George Washington:  Of all the dispositions and habits which lead to political prosperity, Religion and morality are indispensable supports.  In vain would that man claim the tribute of Patriotism, who would labor to subvert these great pillars of human happiness, these firmest props of the duties of Men and citizens.  The mere Politician, equally with the pious man ought to respect and to cherish them.  A volume could not trace all their connections with private and public felicity.7

John Witherspoon: The United States in Congress assembled . . . do further recommend to all ranks, to testify their gratitude to God for His goodness, by a cheerful obedience to His laws, and by promoting, each in his station, and by his influence, the practice of true and undefiled religion, which is the great foundation of public prosperity and national happiness.8

James Madison: There appears to be in the nature of man, what ensures his belief is an invisible cause of his present existence, and an anticipation of his future existence.
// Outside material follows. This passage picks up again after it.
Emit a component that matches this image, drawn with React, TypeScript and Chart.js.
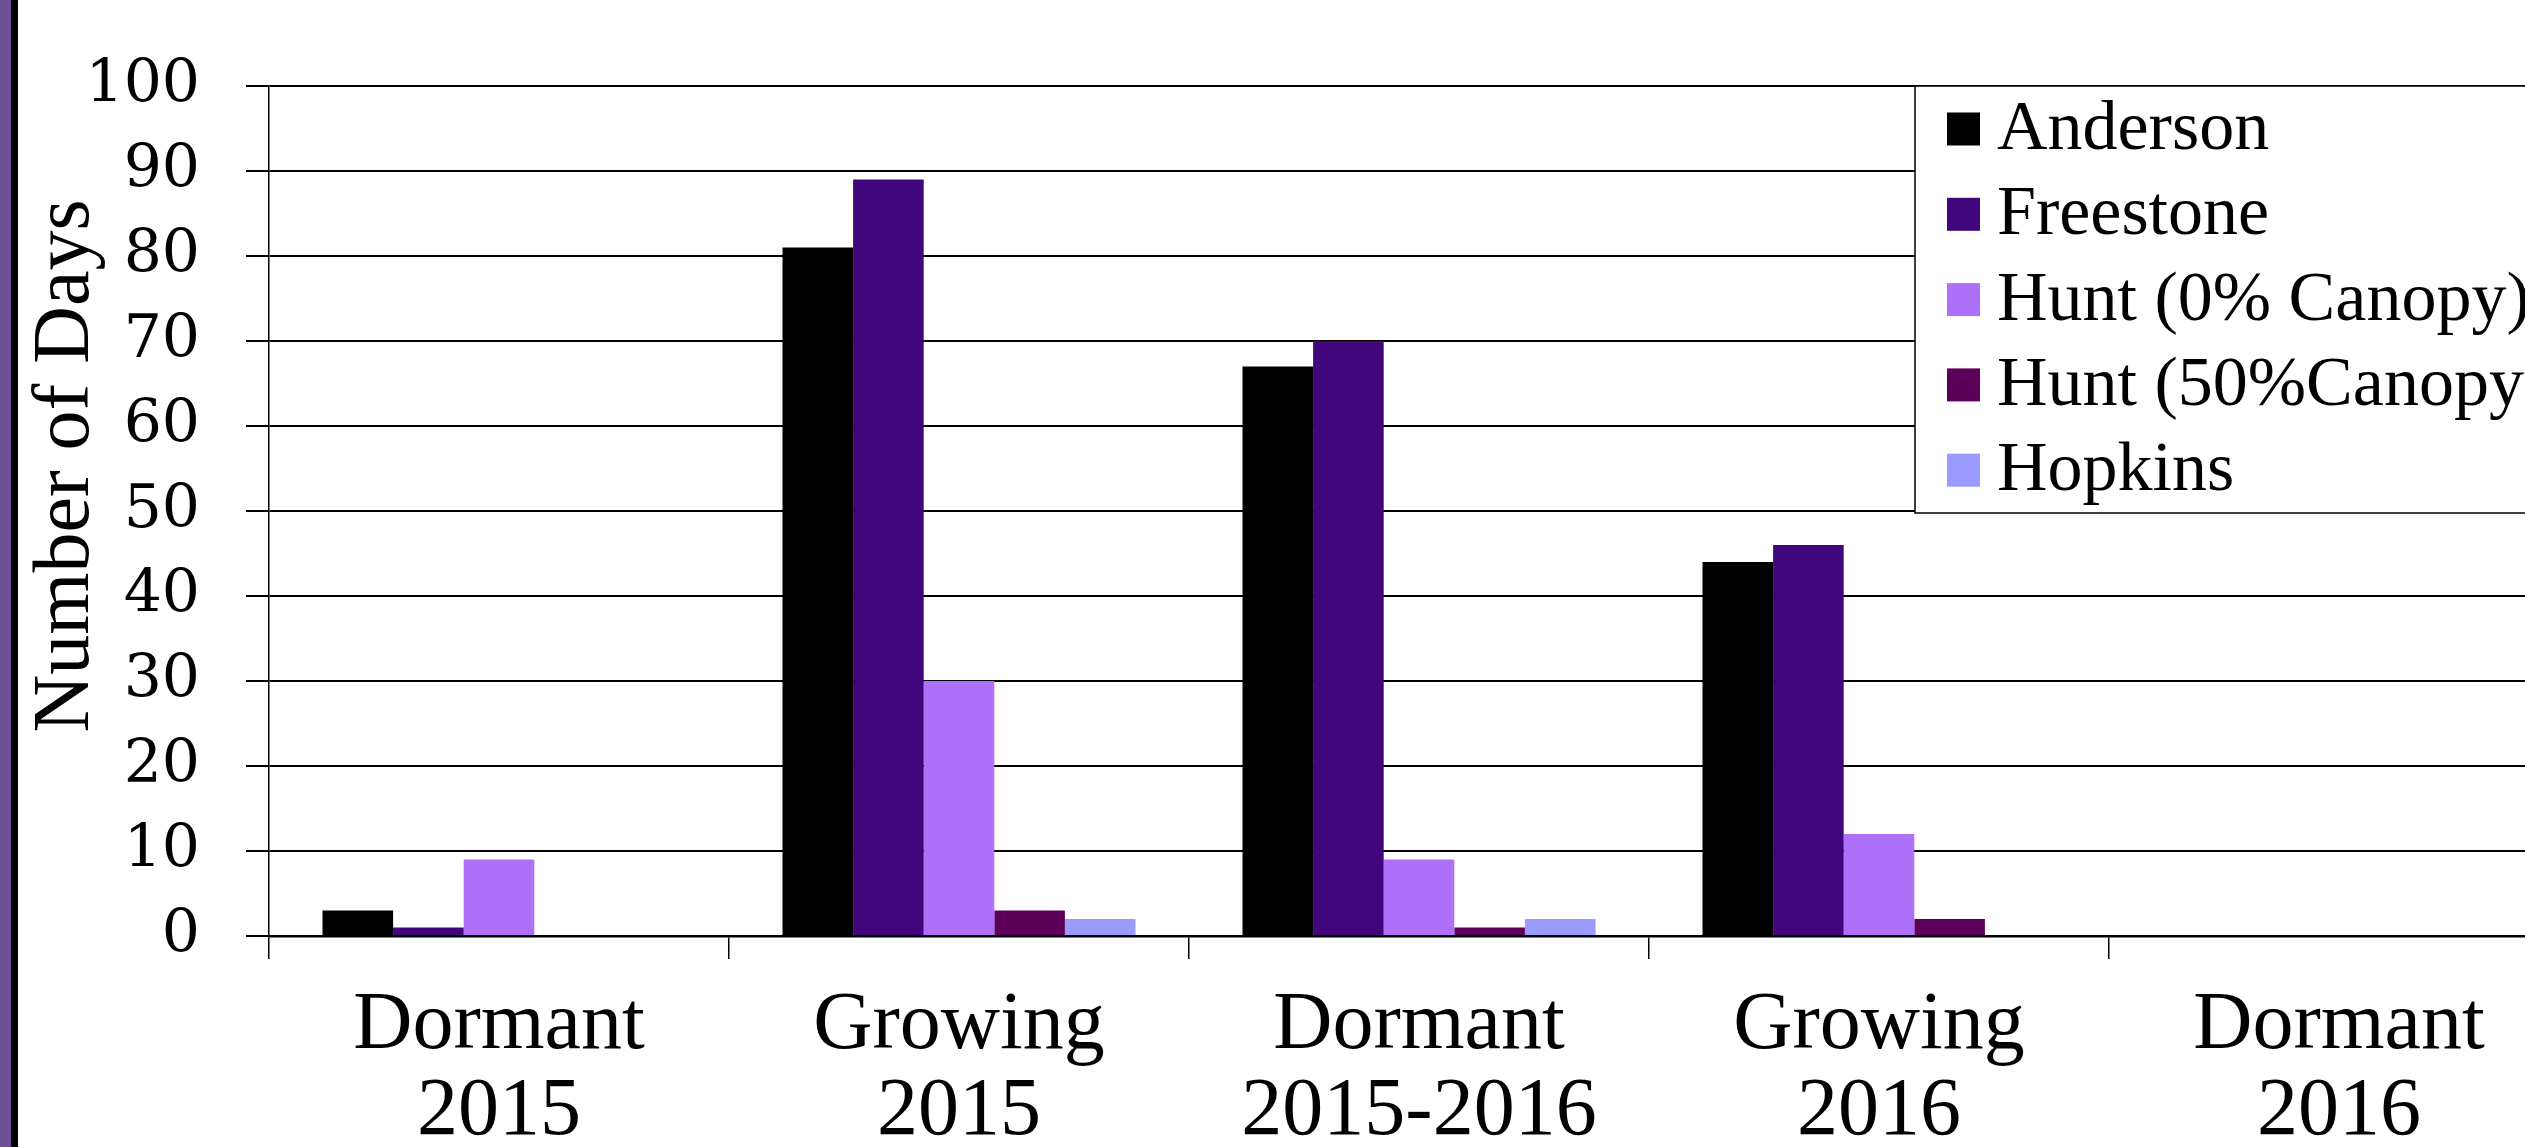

Hence the propensities and susceptibilities, in the case of religion, which, with a few doubtful or individual exceptions, have prevailed throughout the world.9

These are just a few comments from a few of the Founders concerning their thoughts on the importance they put on religion.  Keeping in mind that in their day when they referred to ‘religion’ it was a direct reference to Christianity.  A comment of ‘What religion are you?’ was really a question as to what Christian denomination are you.  To virtually all the Founders the Christian religion was the only one that was the true religion that represented the one true God, the God of Abraham, Isaac and Jacob.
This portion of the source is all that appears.